I think I'm being thick on this one - there is the first section with the guide overlay, and then a link to the full demo (hosted at demo.navattic.com). Does Navattic create both of these, or just the first section that walks the user through the product?

Off-topic: did you use a framework for the demo app? It's very nice looking!


We used Navattic to create both sections. We copied the application front end and added in a guided walkthrough using our demo creation platform.

We used Windmill Dashboard React (https://github.com/estevanmaito/windmill-dashboard-react) to create the sample app!


In your demo, I got to the point of "Click Metrics to continue...", and "Metrics" was unclickable: https://imgur.com/a/i5LWFaa

I'm using FireFox 86.0 on MacOS 11.2 (Apple M1 chip).


Thanks for the report!
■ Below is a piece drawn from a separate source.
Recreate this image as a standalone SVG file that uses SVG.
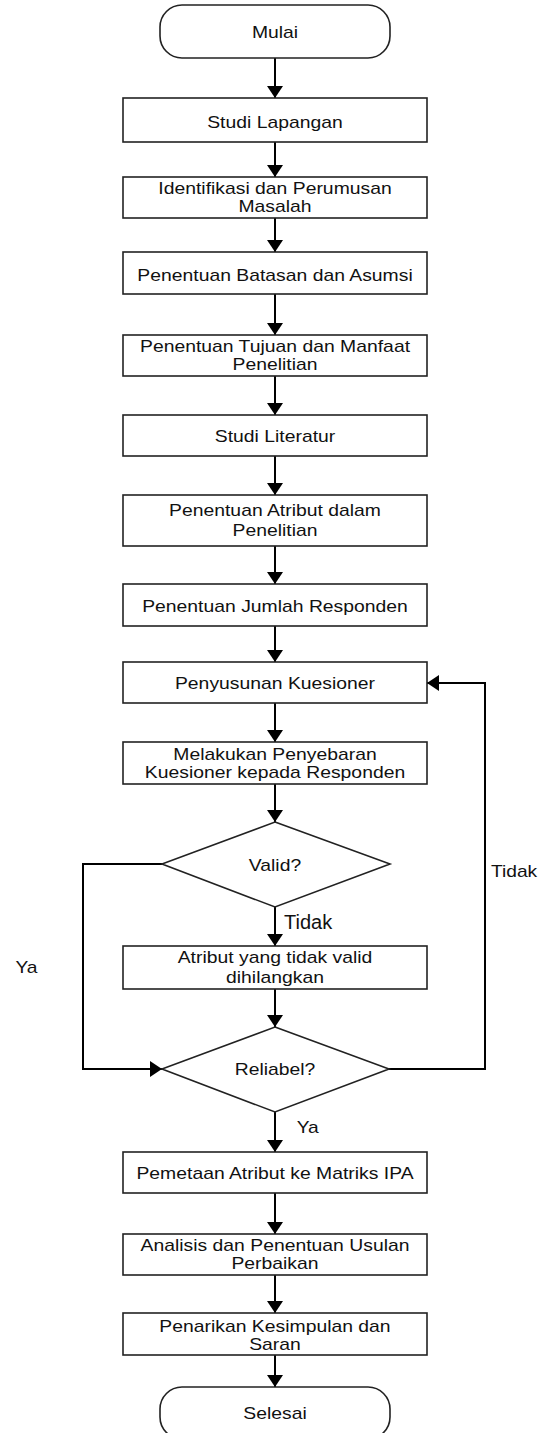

I'll fix this asap


Signed up to HN after many years browsing news here just to say this, is very, very cool. My startup could not afford to use it but my goodness your execution on this is brilliant. Good luck!


Thank you!


Cool! Bit out of my budget, but I can see this solving a pain point. I wonder what happens once the demo'ed app invokes canvas, WebGL or its own extensions?


We've taken different approaches to this in the past. Through serializing all network requests (from js bundles to api requests), you can reassemble an application on the client in the same way that it would typically appear. This allows you to use any browser tech like canvas / WebGL as normal. From a DOM serializing perspective, although less interactive, you can convert canvas elements into static images (.toDataURL()). This has proved to be good enough for most use cases so far, but we're continuing to experiment with new methods!


Cool product, but way above my bootstrapped SaaS budget.


Post it in facebook.com/groups/pitchback


Thanks for passing this along! We'll check it out.